Aus diesen meditativen Gedanken reißt mich plötzlich ein Sänger, der das „Hamburglied“ intoniert. Um mich herum zuckt alles erschrocken zusammen und ich habe Mühe, nach dieser Darbietung meine aufgerollten Fußnägel wieder glatt zu bekommen. Na ja, über Geschmack lässt sich sicherlich streiten. Feierlich wird mir allerdings kurz vor dem Start nach dem Absingen unserer Nationalhymne zumute, was nach meinen Informationen zum ersten mal stattfindet und diesem Großereignis gut zu Gesicht steht.

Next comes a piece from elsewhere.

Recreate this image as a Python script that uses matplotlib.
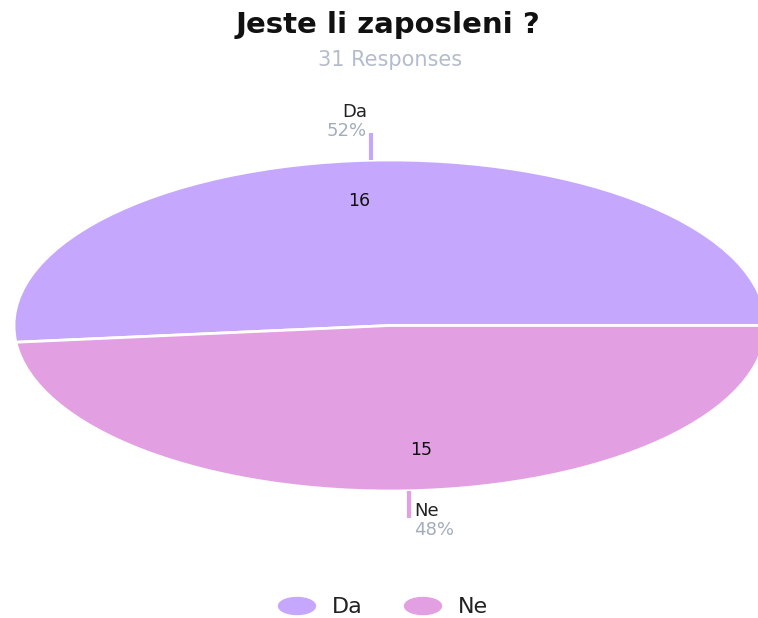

Um 9.00 erfolgt der Startschuß und exakt 120 Sekunden später überschreite ich die Startlinie. Auf dem Startpodest entdecke ich Ulrike Maisch, die über die startenden Massen blickt. Sie schaut in meine Richtung, ich winke ihr zu und sie winkt tatsächlich zurück. Mir! Nee, wirklich, das war eindeutig und ich wurde sofort mindestens um eine Sekunde schneller... Sehr angetan bin ich von der Organisation, die es schafft, innerhalb von weniger als 15 Minuten 18.000 Leute staufrei auf die Piste zu schicken. Der Lindwurm passiert die Gnadenkirche, 1907 als evangelisch-lutherische Kirche gebaut und seit 2004 ein russisch-orthodoxes Gotteshaus. Die entsprechende Umgestaltung wurde passend zum 100jährigen Bestehen gerade abgeschlossen.

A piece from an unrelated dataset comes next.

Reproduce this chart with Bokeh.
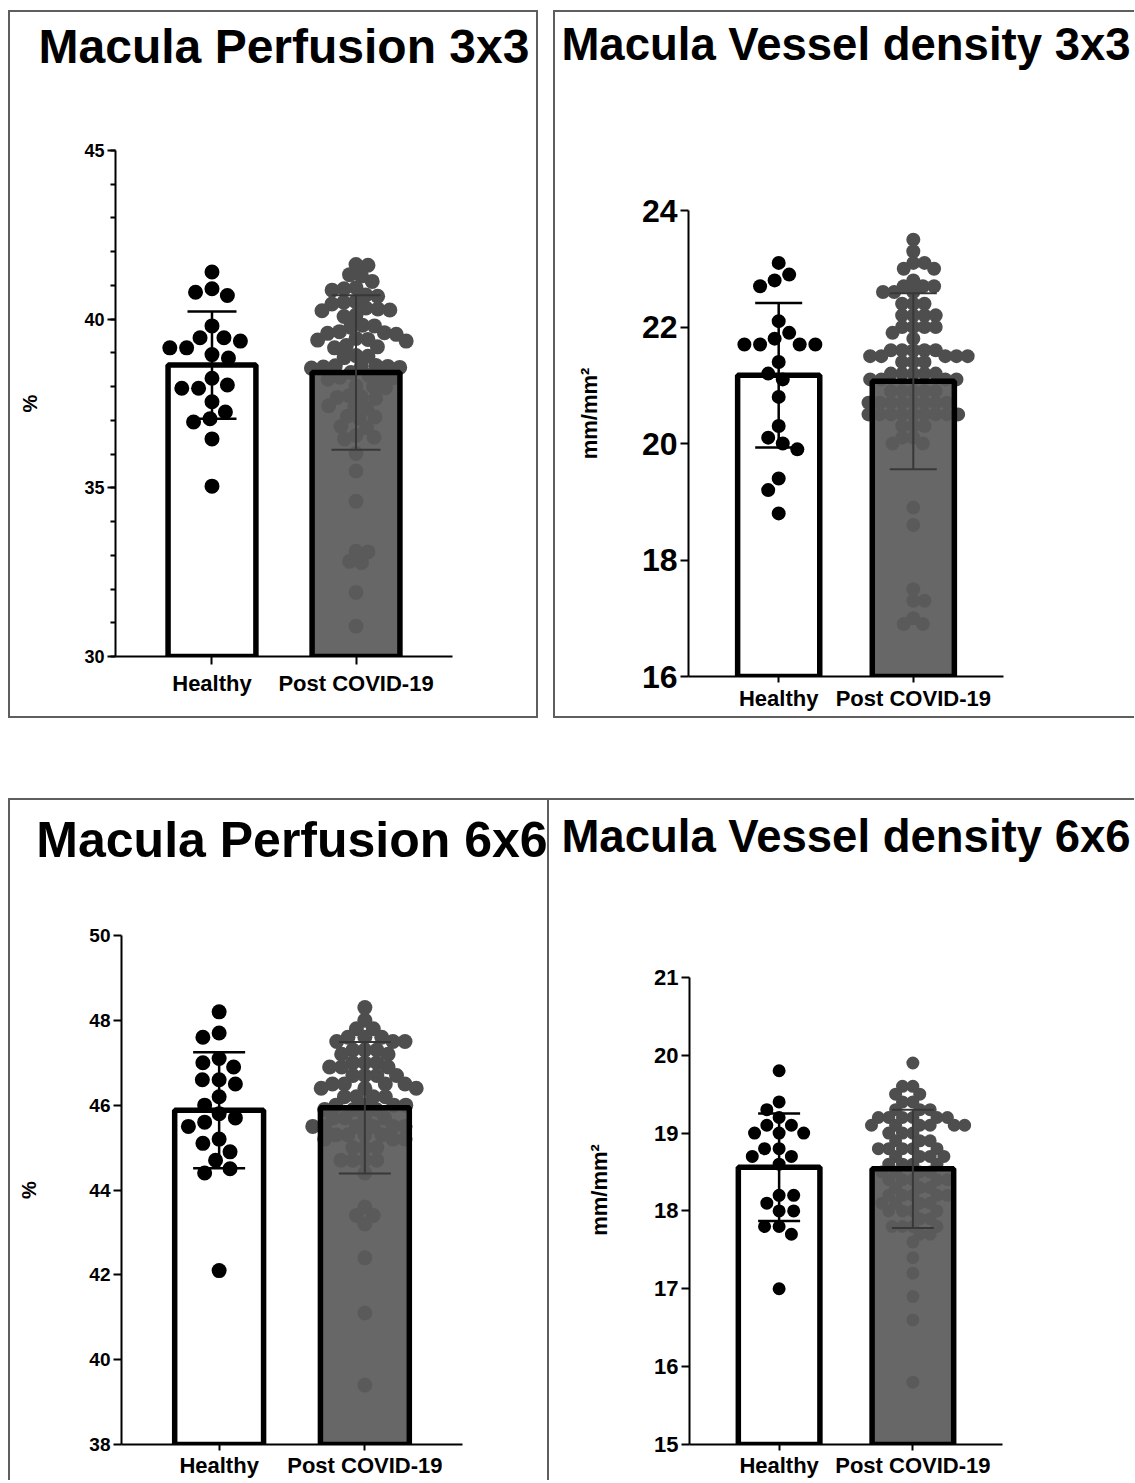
import math
from bokeh.plotting import figure
from bokeh.models import (Range1d, FixedTicker, SingleIntervalTicker, ColumnDataSource,
                          Whisker, TeeHead, Spacer, Title)
from bokeh.layouts import column, row
from bokeh.embed import file_html
from bokeh.resources import INLINE

# ---------------- data ----------------
categories = ["Healthy", "Post COVID-19"]

# Macula Perfusion 3x3 (%)
perf3_healthy = [41.4, 40.9, 40.8, 40.7, 39.8, 39.45, 39.35, 39.45, 39.15, 39.15, 38.85,
                 38.95, 38.05, 38.25, 37.95, 37.95, 37.55, 37.25, 37.05, 36.95, 36.45, 35.05]
perf3_post = [41.62, 41.6, 41.32, 41.28, 41.12, 40.93, 40.9, 40.86, 40.72, 40.68, 40.52, 40.5,
              40.45, 40.33, 40.3, 40.27, 40.25, 40.12, 40.08, 39.82, 39.8, 39.76, 39.63, 39.6,
              39.58, 39.55, 39.43, 39.4, 39.38, 39.35, 39.22, 39.18, 39.15, 38.92, 38.9, 38.86,
              38.63, 38.62, 38.6, 38.6, 38.58, 38.57, 38.55, 38.42, 38.33, 38.3, 38.28, 38.26,
              38.22, 38.02, 38.0, 37.97, 37.73, 37.7, 37.68, 37.65, 37.43, 37.4, 37.36, 37.12,
              37.1, 37.06, 36.82, 36.78, 36.55, 36.5, 36.45, 36.02, 35.5, 34.6, 33.12, 33.1,
              32.82, 32.78, 31.9, 30.9]
perf3_mean = [38.64, 38.42]
perf3_sd = [1.59, 2.29]

# Macula Vessel density 3x3 (mm/mm2)
vd3_healthy = [23.1, 22.9, 22.8, 22.7, 22.1, 21.9, 21.8, 21.7, 21.7, 21.7, 21.7, 21.4,
               21.2, 21.1, 20.8, 20.3, 20.1, 20.0, 19.9, 19.4, 19.2, 18.8]
vd3_post = [23.5, 23.3, 23.1, 23.1, 23.0, 23.0, 22.8, 22.7, 22.7, 22.7, 22.6, 22.6, 22.6,
            22.4, 22.4, 22.4, 22.2, 22.2, 22.2, 22.2, 22.0, 22.0, 22.0, 22.0, 21.9, 21.8,
            21.6, 21.6, 21.6, 21.6, 21.6, 21.5, 21.5, 21.5, 21.5, 21.5, 21.4, 21.4, 21.4,
            21.2, 21.2, 21.2, 21.2, 21.2, 21.1, 21.1, 21.1, 21.1, 20.9, 20.9, 20.9, 20.9,
            20.9, 20.7, 20.7, 20.7, 20.7, 20.7, 20.7, 20.7, 20.7, 20.5, 20.5, 20.5, 20.5,
            20.5, 20.5, 20.5, 20.5, 20.5, 20.3, 20.3, 20.3, 20.1, 20.1, 20.0, 20.0, 18.9,
            18.6, 17.5, 17.3, 17.3, 17.0, 16.9, 16.9]
vd3_mean = [21.17, 21.07]
vd3_sd = [1.24, 1.51]

# Macula Perfusion 6x6 (%)
perf6_healthy = [48.2, 47.7, 47.6, 47.1, 47.0, 46.9, 46.6, 46.6, 46.5, 46.2, 46.0, 45.8,
                 45.7, 45.6, 45.5, 45.2, 45.1, 44.9, 44.7, 44.5, 44.4, 42.1]
perf6_post = [48.3, 48.0, 47.8, 47.8, 47.6, 47.6, 47.6, 47.5, 47.5, 47.5, 47.3, 47.3, 47.3,
              47.2, 47.2, 47.0, 47.0, 47.0, 46.9, 46.9, 46.9, 46.7, 46.7, 46.7, 46.7, 46.5,
              46.5, 46.5, 46.5, 46.4, 46.4, 46.4, 46.2, 46.2, 46.2, 46.2, 46.0, 46.0, 46.0,
              46.0, 45.9, 45.9, 45.9, 45.7, 45.7, 45.7, 45.7, 45.5, 45.5, 45.5, 45.5, 45.5,
              45.5, 45.3, 45.3, 45.3, 45.3, 45.2, 45.2, 45.2, 45.0, 45.0, 45.0, 44.7, 44.7,
              44.7, 44.7, 44.4, 43.6, 43.4, 43.4, 43.2, 42.4, 41.1, 39.4]
perf6_mean = [45.88, 45.94]
perf6_sd = [1.37, 1.55]

# Macula Vessel density 6x6 (mm/mm2)
vd6_healthy = [19.8, 19.4, 19.3, 19.2, 19.1, 19.1, 19.0, 19.0, 19.0, 18.8, 18.8, 18.7,
               18.7, 18.6, 18.2, 18.2, 18.1, 18.0, 18.0, 17.8, 17.8, 17.7, 17.0]
vd6_post = [19.9, 19.6, 19.6, 19.5, 19.5, 19.4, 19.4, 19.3, 19.3, 19.3, 19.2, 19.2, 19.2,
            19.2, 19.2, 19.2, 19.1, 19.1, 19.1, 19.1, 19.1, 19.1, 19.0, 19.0, 19.0, 18.9,
            18.9, 18.9, 18.8, 18.8, 18.8, 18.8, 18.8, 18.7, 18.7, 18.7, 18.7, 18.6, 18.6,
            18.6, 18.6, 18.5, 18.5, 18.5, 18.5, 18.4, 18.4, 18.4, 18.4, 18.4, 18.3, 18.3,
            18.3, 18.2, 18.2, 18.2, 18.2, 18.2, 18.1, 18.1, 18.1, 18.1, 18.0, 18.0, 18.0,
            18.0, 17.9, 17.9, 17.8, 17.8, 17.8, 17.8, 17.7, 17.7, 17.6, 17.4, 17.2, 16.9,
            16.6, 15.8]
vd6_mean = [18.56, 18.54]
vd6_sd = [0.69, 0.76]

FONT = "Liberation Sans"
X_LO, X_HI = -0.67, 1.67


def swarm_offsets(values, px_per_x, px_per_y, sep):
    """Greedy beeswarm: x offsets (data units) keeping dot centres at least sep px apart."""
    order = sorted(range(len(values)), key=lambda i: -values[i])
    placed = []
    offs = [0.0] * len(values)
    for n, i in enumerate(order):
        y = values[i] * px_per_y
        cands = [0.0]
        blocks = []
        for (px, py) in placed:
            dy = abs(py - y)
            if dy < sep:
                w = math.sqrt(sep * sep - dy * dy)
                blocks.append((px - w, px + w))
                cands += [px - w, px + w]
        sgn = 1 if n % 2 == 0 else -1
        cands.sort(key=lambda c: (round(abs(c), 4), sgn * c))
        chosen = 0.0
        for c in cands:
            if all(not (a + 1e-6 < c < b - 1e-6) for a, b in blocks):
                chosen = c
                break
        placed.append((chosen, y))
        offs[i] = chosen / px_per_x
    return offs


def panel(title, title_size, title_lh, ylo, yhi, interval, minor, ylabel, ylabel_size,
          ylabel_standoff, ytick_size, healthy, post, means, sds, width, height,
          mb_left, mb_right, mb_top, mb_bottom, axis_top, dot, cap, xl_standoff, tick_out):
    fw = width - mb_left - mb_right
    frame_bottom = height - mb_bottom
    px_y = (frame_bottom - axis_top) / (yhi - ylo)
    px_x = fw / (X_HI - X_LO)
    y_top = yhi + (axis_top - mb_top) / px_y

    p = figure(width=width, height=height, output_backend="svg", toolbar_location=None,
               x_range=Range1d(X_LO, X_HI), y_range=Range1d(ylo, y_top),
               min_border_left=mb_left, min_border_right=mb_right,
               min_border_top=mb_top, min_border_bottom=mb_bottom)
    p.grid.visible = False
    p.outline_line_color = None
    p.background_fill_color = None
    p.border_fill_color = None

    # panel title, centred over the plot area; the trailing empty line keeps it near the top
    p.add_layout(Title(text=title + "\n", text_font=FONT, text_font_size=f"{title_size}px",
                       text_font_style="bold", text_color="black", align="center",
                       text_line_height=title_lh, standoff=0), "above")

    # post-COVID dots (under a slightly transparent bar)
    po = swarm_offsets(post, px_x, px_y, 0.8 * dot)
    p.scatter([1 + o for o in po], post, size=dot, fill_color="#4e4e4e", line_color=None)

    bars = ColumnDataSource(dict(x=[0, 1], top=means, fill=["white", "#5b5b5b"], alpha=[1.0, 0.93]))
    p.vbar(x="x", top="top", bottom=ylo, width=0.61, fill_color="fill", fill_alpha="alpha",
           line_color="black", line_width=5.5, source=bars)

    ho = swarm_offsets(healthy, px_x, px_y, 1.12 * dot)
    p.scatter([0 + o for o in ho], healthy, size=dot, fill_color="black", line_color=None)

    for i, col, lw in [(0, "black", 2.5), (1, "#383838", 2)]:
        src = ColumnDataSource(dict(x=[i], upper=[means[i] + sds[i]], lower=[means[i] - sds[i]]))
        w = Whisker(source=src, base="x", upper="upper", lower="lower", line_color=col,
                    line_width=lw, level="overlay",
                    upper_head=TeeHead(size=cap, line_color=col, line_width=lw),
                    lower_head=TeeHead(size=cap, line_color=col, line_width=lw))
        p.add_layout(w)

    xa = p.below[0]
    ya = p.left[0]
    for ax in (xa, ya):
        ax.axis_line_width = 2
        ax.axis_line_color = "black"
        ax.major_tick_line_width = 2
        ax.major_tick_line_color = "black"
        ax.major_tick_in = 0
        ax.minor_tick_in = 0
        ax.major_label_text_font = FONT
        ax.major_label_text_font_style = "bold"
        ax.major_label_text_color = "black"

    xa.ticker = FixedTicker(ticks=[0, 1])
    xa.major_label_overrides = {0: categories[0], 1: categories[1]}
    xa.major_label_text_font_size = "22px"
    xa.major_label_standoff = xl_standoff
    xa.major_tick_out = tick_out
    xa.minor_tick_line_color = None

    ya.bounds = (ylo, yhi)
    ya.ticker = SingleIntervalTicker(interval=interval, num_minor_ticks=minor)
    ya.major_label_text_font_size = f"{ytick_size}px"
    ya.major_label_standoff = 3
    ya.major_tick_out = 8
    ya.minor_tick_out = 5
    ya.minor_tick_line_width = 2
    ya.minor_tick_line_color = "black" if minor else None
    ya.axis_label = ylabel
    ya.axis_label_text_font = FONT
    ya.axis_label_text_font_size = f"{ylabel_size}px"
    ya.axis_label_text_font_style = "bold"
    ya.axis_label_text_color = "black"
    ya.axis_label_standoff = ylabel_standoff
    return p


B = "#5e5e5e"
p1 = panel("Macula Perfusion 3x3", 48, 1.46, 30, 45, 5, 5, "%", 20, 40, 18,
           perf3_healthy, perf3_post, perf3_mean, perf3_sd, 530, 688, 107, 86, 140, 42, 140,
           15, 49, 6, 8)
p2 = panel("Macula Vessel density 3x3", 45.5, 1.58, 16, 24, 2, 0, "mm/mm²", 22, 37, 32,
           vd3_healthy, vd3_post, vd3_mean, vd3_sd, 581, 708, 135, 131, 140, 42, 200,
           14, 47, 3, 6)
p3 = panel("Macula Perfusion 6x6", 50, 1.21, 38, 50, 2, 0, "%", 20, 46, 19,
           perf6_healthy, perf6_post, perf6_mean, perf6_sd, 541, 682, 113, 87, 137, 34, 137,
           15, 52, 2, 6)
p4 = panel("Macula Vessel density 6x6", 45.5, 1.44, 15, 21, 1, 0, "mm/mm²", 22, 39, 22,
           vd6_healthy, vd6_post, vd6_mean, vd6_sd, 585, 682, 140, 132, 137, 34, 179,
           13, 42, 2, 6)

box1 = column(p1, Spacer(height=20), styles={"box-shadow": f"inset 0 0 0 2px {B}"})
box2 = column(p2, styles={"box-shadow": f"inset 2px 0 0 0 {B}, inset 0 2px 0 0 {B}, inset 0 -2px 0 0 {B}"})
box3 = column(p3, styles={"box-shadow": f"inset 2px 0 0 0 {B}, inset 0 2px 0 0 {B}, inset -2px 0 0 0 {B}"})
box4 = column(p4, styles={"box-shadow": f"inset 0 2px 0 0 {B}"})

layout = column(Spacer(height=10),
                row(Spacer(width=8), box1, Spacer(width=15), box2),
                Spacer(height=80),
                row(Spacer(width=8), box3, box4))

open("out.html", "w").write(file_html(layout, INLINE, title="Macula OCTA"))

Nach kaum 2 Kilometern befinden wir uns in St. Pauli auf der Reeperbahn mit der höchsten Theaterdichte der Stadt. Ich sehe zum ersten mal meine Fans, mit denen ich mich an den Kilometern 2, 12, 23 und 37 verabredet habe. Bei den letzten drei Stationen sollen sie mir jeweils eine Trinkflasche und ein Powergel übergeben, die ich erstmals in einem Wettkampf testen möchte. Der Streckenverlauf führt uns weiter über Altona in Form eines nach rechts (Osten) offenen Hufeisens zu den Landungsbrücken. Bei km 6 bewegen wir uns auf der Elbchaussee, wo wir etliche mondäne Villen, viele aus der Gründerzeit, bewundern können. In einer Baulücke hat sich ein Architekt ausgetobt und ein Ungetüm von Haus aus Stahl und Glas verbrochen. Nicht nur ich wundere mich über Verantwortliche, die solch eine Scheußlichkeit genehmigen.